Written instruction
Write out the data below exactly as given, without any of its pictures.

Data excerpt
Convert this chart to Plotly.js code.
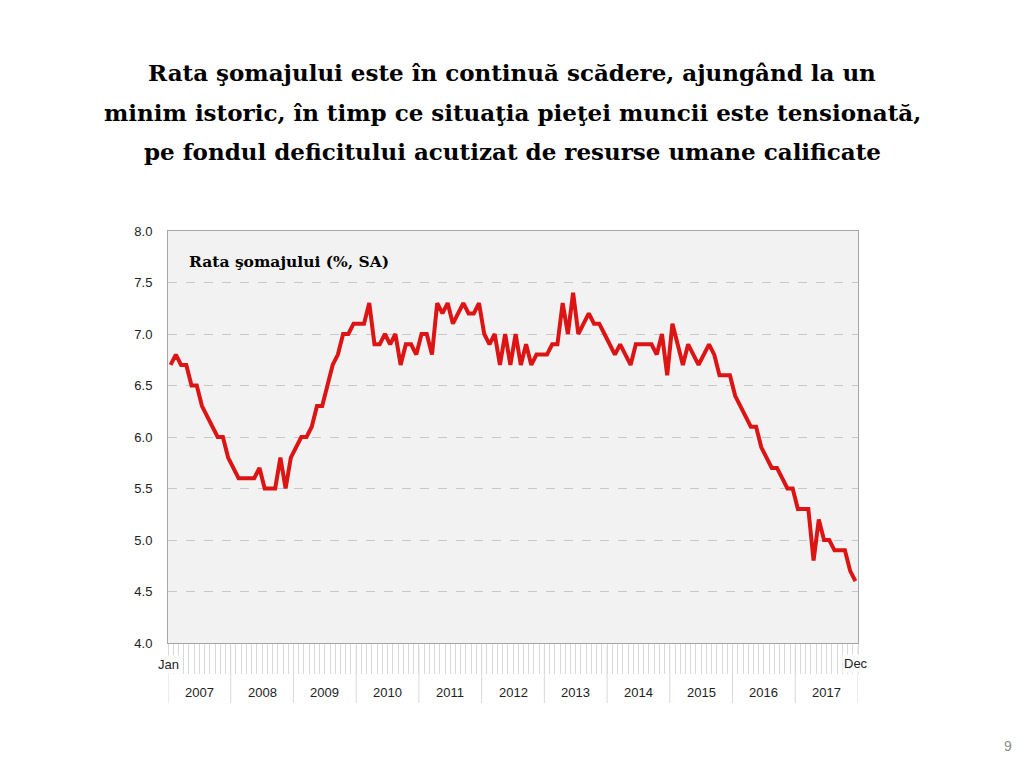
<!DOCTYPE html>
<html>
<head>
<meta charset="utf-8">
<script src="https://cdn.plot.ly/plotly-3.0.1.min.js"></script>
<style>
html,body{margin:0;padding:0;background:#ffffff;}
#chart{width:1024px;height:768px;}
</style>
</head>
<body>
<div id="chart"></div>
<script>
// Years shown on the lower axis row
const years = [2007, 2008, 2009, 2010, 2011, 2012, 2013, 2014, 2015, 2016, 2017];
// Edge month labels
const monthEdgeLabels = ["Jan", "Dec"];
// Unemployment rate (%, SA), monthly Jan 2007 – Dec 2017
const rate = [
  6.7, 6.8, 6.7, 6.7, 6.5, 6.5, 6.3, 6.2, 6.1, 6.0, 6.0, 5.8,   // 2007
  5.7, 5.6, 5.6, 5.6, 5.6, 5.7, 5.5, 5.5, 5.5, 5.8, 5.5, 5.8,   // 2008
  5.9, 6.0, 6.0, 6.1, 6.3, 6.3, 6.5, 6.7, 6.8, 7.0, 7.0, 7.1,   // 2009
  7.1, 7.1, 7.3, 6.9, 6.9, 7.0, 6.9, 7.0, 6.7, 6.9, 6.9, 6.8,   // 2010
  7.0, 7.0, 6.8, 7.3, 7.2, 7.3, 7.1, 7.2, 7.3, 7.2, 7.2, 7.3,   // 2011
  7.0, 6.9, 7.0, 6.7, 7.0, 6.7, 7.0, 6.7, 6.9, 6.7, 6.8, 6.8,   // 2012
  6.8, 6.9, 6.9, 7.3, 7.0, 7.4, 7.0, 7.1, 7.2, 7.1, 7.1, 7.0,   // 2013
  6.9, 6.8, 6.9, 6.8, 6.7, 6.9, 6.9, 6.9, 6.9, 6.8, 7.0, 6.6,   // 2014
  7.1, 6.9, 6.7, 6.9, 6.8, 6.7, 6.8, 6.9, 6.8, 6.6, 6.6, 6.6,   // 2015
  6.4, 6.3, 6.2, 6.1, 6.1, 5.9, 5.8, 5.7, 5.7, 5.6, 5.5, 5.5,   // 2016
  5.3, 5.3, 5.3, 4.8, 5.2, 5.0, 5.0, 4.9, 4.9, 4.9, 4.7, 4.6    // 2017
];
const titleLines = [
  "Rata şomajului este în continuă scădere, ajungând la un",
  "minim istoric, în timp ce situaţia pieţei muncii este tensionată,",
  "pe fondul deficitului acutizat de resurse umane calificate"
];
const innerLabel = "Rata şomajului (%, SA)";
const pageNumber = "9";

const nMonths = rate.length;
const xMid = rate.map((v, i) => i + 0.5);
const monthBounds = [];
for (let i = 0; i <= nMonths; i++) monthBounds.push(i);

// pixel helpers (plot area 168..858 x, 231..643 y)
const plotTop = 231, plotBottom = 643, plotH = plotBottom - plotTop;
const py = (px) => (plotBottom - px) / plotH;
const pxX = (px) => (px - 168) / 690;

const shapes = [];
for (let k = 0; k <= years.length; k++) {
  shapes.push({
    type: "line", xref: "x", yref: "paper",
    x0: k * 12, x1: k * 12, y0: py(646), y1: py(703),
    line: {color: "#d9d9d9", width: 1}
  });
}

const annotations = [];
titleLines.forEach((t, j) => {
  annotations.push({
    text: "<b>" + t + "</b>", xref: "paper", yref: "paper",
    x: pxX(512), y: py([72, 112, 151][j]), xanchor: "center", yanchor: "middle",
    showarrow: false,
    font: {family: "DejaVu Serif", size: 23, color: "#000000"}
  });
});
years.forEach((yr, k) => {
  annotations.push({
    text: String(yr), xref: "x", yref: "paper",
    x: k * 12 + 6, y: py(692), xanchor: "center", yanchor: "middle",
    showarrow: false,
    font: {family: "Liberation Sans", size: 13, color: "#222222"}
  });
});
annotations.push({
  text: monthEdgeLabels[0], xref: "x", yref: "paper",
  x: 0, y: py(664), xanchor: "center", yanchor: "middle",
  showarrow: false, bgcolor: "#ffffff",
  font: {family: "Liberation Sans", size: 13, color: "#222222"}
});
annotations.push({
  text: monthEdgeLabels[1], xref: "x", yref: "paper",
  x: nMonths - 0.3, y: py(663), xanchor: "center", yanchor: "middle",
  showarrow: false, bgcolor: "#ffffff",
  font: {family: "Liberation Sans", size: 13, color: "#222222"}
});
annotations.push({
  text: "<b>" + innerLabel + "</b>", xref: "paper", yref: "paper",
  x: pxX(187), y: py(261), xanchor: "left", yanchor: "middle",
  showarrow: false,
  font: {family: "DejaVu Serif", size: 15.5, color: "#000000"}
});
annotations.push({
  text: pageNumber, xref: "paper", yref: "paper",
  x: pxX(1008), y: py(746), xanchor: "center", yanchor: "middle",
  showarrow: false,
  font: {family: "Liberation Sans", size: 14, color: "#8c8c8c"}
});

const trace = {
  x: xMid, y: rate, type: "scatter", mode: "lines",
  line: {color: "#dc1414", width: 4},
  hoverinfo: "skip"
};

const layout = {
  width: 1024, height: 768,
  margin: {l: 168, r: 166, t: 231, b: 125, pad: 0},
  paper_bgcolor: "#ffffff",
  plot_bgcolor: "#f2f2f2",
  showlegend: false,
  xaxis: {
    range: [0, nMonths], tickmode: "array", tickvals: monthBounds,
    ticks: "outside", ticklen: 30, tickcolor: "#d9d9d9", tickwidth: 1,
    showticklabels: false, showgrid: false, zeroline: false,
    showline: true, linecolor: "#a6a6a6", linewidth: 1, mirror: true,
    fixedrange: true
  },
  yaxis: {
    range: [4, 8], dtick: 0.5, tick0: 4, tickformat: ".1f",
    showgrid: true, gridcolor: "#c8c8c8", griddash: "dash", gridwidth: 1,
    zeroline: false, showline: true, linecolor: "#a6a6a6", linewidth: 1, mirror: true,
    ticks: "", ticklabelstandoff: 12,
    tickfont: {family: "Liberation Sans", size: 13, color: "#222222"},
    fixedrange: true
  },
  shapes: shapes,
  annotations: annotations
};

Plotly.newPlot("chart", [trace], layout, {staticPlot: true, displayModeBar: false});
</script>
</body>
</html>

Solution to this exercise
Convert this chart to Plotly.js code.
<!DOCTYPE html>
<html>
<head>
<meta charset="utf-8">
<script src="https://cdn.plot.ly/plotly-3.0.1.min.js"></script>
<style>
html,body{margin:0;padding:0;background:#ffffff;}
#chart{width:1024px;height:768px;}
</style>
</head>
<body>
<div id="chart"></div>
<script>
// Years shown on the lower axis row
const years = [2007, 2008, 2009, 2010, 2011, 2012, 2013, 2014, 2015, 2016, 2017];
// Edge month labels
const monthEdgeLabels = ["Jan", "Dec"];
// Unemployment rate (%, SA), monthly Jan 2007 – Dec 2017
const rate = [
  6.7, 6.8, 6.7, 6.7, 6.5, 6.5, 6.3, 6.2, 6.1, 6.0, 6.0, 5.8,   // 2007
  5.7, 5.6, 5.6, 5.6, 5.6, 5.7, 5.5, 5.5, 5.5, 5.8, 5.5, 5.8,   // 2008
  5.9, 6.0, 6.0, 6.1, 6.3, 6.3, 6.5, 6.7, 6.8, 7.0, 7.0, 7.1,   // 2009
  7.1, 7.1, 7.3, 6.9, 6.9, 7.0, 6.9, 7.0, 6.7, 6.9, 6.9, 6.8,   // 2010
  7.0, 7.0, 6.8, 7.3, 7.2, 7.3, 7.1, 7.2, 7.3, 7.2, 7.2, 7.3,   // 2011
  7.0, 6.9, 7.0, 6.7, 7.0, 6.7, 7.0, 6.7, 6.9, 6.7, 6.8, 6.8,   // 2012
  6.8, 6.9, 6.9, 7.3, 7.0, 7.4, 7.0, 7.1, 7.2, 7.1, 7.1, 7.0,   // 2013
  6.9, 6.8, 6.9, 6.8, 6.7, 6.9, 6.9, 6.9, 6.9, 6.8, 7.0, 6.6,   // 2014
  7.1, 6.9, 6.7, 6.9, 6.8, 6.7, 6.8, 6.9, 6.8, 6.6, 6.6, 6.6,   // 2015
  6.4, 6.3, 6.2, 6.1, 6.1, 5.9, 5.8, 5.7, 5.7, 5.6, 5.5, 5.5,   // 2016
  5.3, 5.3, 5.3, 4.8, 5.2, 5.0, 5.0, 4.9, 4.9, 4.9, 4.7, 4.6    // 2017
];
const titleLines = [
  "Rata şomajului este în continuă scădere, ajungând la un",
  "minim istoric, în timp ce situaţia pieţei muncii este tensionată,",
  "pe fondul deficitului acutizat de resurse umane calificate"
];
const innerLabel = "Rata şomajului (%, SA)";
const pageNumber = "9";

const nMonths = rate.length;
const xMid = rate.map((v, i) => i + 0.5);
const monthBounds = [];
for (let i = 0; i <= nMonths; i++) monthBounds.push(i);

// pixel helpers (plot area 168..858 x, 231..643 y)
const plotTop = 231, plotBottom = 643, plotH = plotBottom - plotTop;
const py = (px) => (plotBottom - px) / plotH;
const pxX = (px) => (px - 168) / 690;

const shapes = [];
for (let k = 0; k <= years.length; k++) {
  shapes.push({
    type: "line", xref: "x", yref: "paper",
    x0: k * 12, x1: k * 12, y0: py(646), y1: py(703),
    line: {color: "#d9d9d9", width: 1}
  });
}

const annotations = [];
titleLines.forEach((t, j) => {
  annotations.push({
    text: "<b>" + t + "</b>", xref: "paper", yref: "paper",
    x: pxX(512), y: py([72, 112, 151][j]), xanchor: "center", yanchor: "middle",
    showarrow: false,
    font: {family: "DejaVu Serif", size: 23, color: "#000000"}
  });
});
years.forEach((yr, k) => {
  annotations.push({
    text: String(yr), xref: "x", yref: "paper",
    x: k * 12 + 6, y: py(692), xanchor: "center", yanchor: "middle",
    showarrow: false,
    font: {family: "Liberation Sans", size: 13, color: "#222222"}
  });
});
annotations.push({
  text: monthEdgeLabels[0], xref: "x", yref: "paper",
  x: 0, y: py(664), xanchor: "center", yanchor: "middle",
  showarrow: false, bgcolor: "#ffffff",
  font: {family: "Liberation Sans", size: 13, color: "#222222"}
});
annotations.push({
  text: monthEdgeLabels[1], xref: "x", yref: "paper",
  x: nMonths - 0.3, y: py(663), xanchor: "center", yanchor: "middle",
  showarrow: false, bgcolor: "#ffffff",
  font: {family: "Liberation Sans", size: 13, color: "#222222"}
});
annotations.push({
  text: "<b>" + innerLabel + "</b>", xref: "paper", yref: "paper",
  x: pxX(187), y: py(261), xanchor: "left", yanchor: "middle",
  showarrow: false,
  font: {family: "DejaVu Serif", size: 15.5, color: "#000000"}
});
annotations.push({
  text: pageNumber, xref: "paper", yref: "paper",
  x: pxX(1008), y: py(746), xanchor: "center", yanchor: "middle",
  showarrow: false,
  font: {family: "Liberation Sans", size: 14, color: "#8c8c8c"}
});

const trace = {
  x: xMid, y: rate, type: "scatter", mode: "lines",
  line: {color: "#dc1414", width: 4},
  hoverinfo: "skip"
};

const layout = {
  width: 1024, height: 768,
  margin: {l: 168, r: 166, t: 231, b: 125, pad: 0},
  paper_bgcolor: "#ffffff",
  plot_bgcolor: "#f2f2f2",
  showlegend: false,
  xaxis: {
    range: [0, nMonths], tickmode: "array", tickvals: monthBounds,
    ticks: "outside", ticklen: 30, tickcolor: "#d9d9d9", tickwidth: 1,
    showticklabels: false, showgrid: false, zeroline: false,
    showline: true, linecolor: "#a6a6a6", linewidth: 1, mirror: true,
    fixedrange: true
  },
  yaxis: {
    range: [4, 8], dtick: 0.5, tick0: 4, tickformat: ".1f",
    showgrid: true, gridcolor: "#c8c8c8", griddash: "dash", gridwidth: 1,
    zeroline: false, showline: true, linecolor: "#a6a6a6", linewidth: 1, mirror: true,
    ticks: "", ticklabelstandoff: 12,
    tickfont: {family: "Liberation Sans", size: 13, color: "#222222"},
    fixedrange: true
  },
  shapes: shapes,
  annotations: annotations
};

Plotly.newPlot("chart", [trace], layout, {staticPlot: true, displayModeBar: false});
</script>
</body>
</html>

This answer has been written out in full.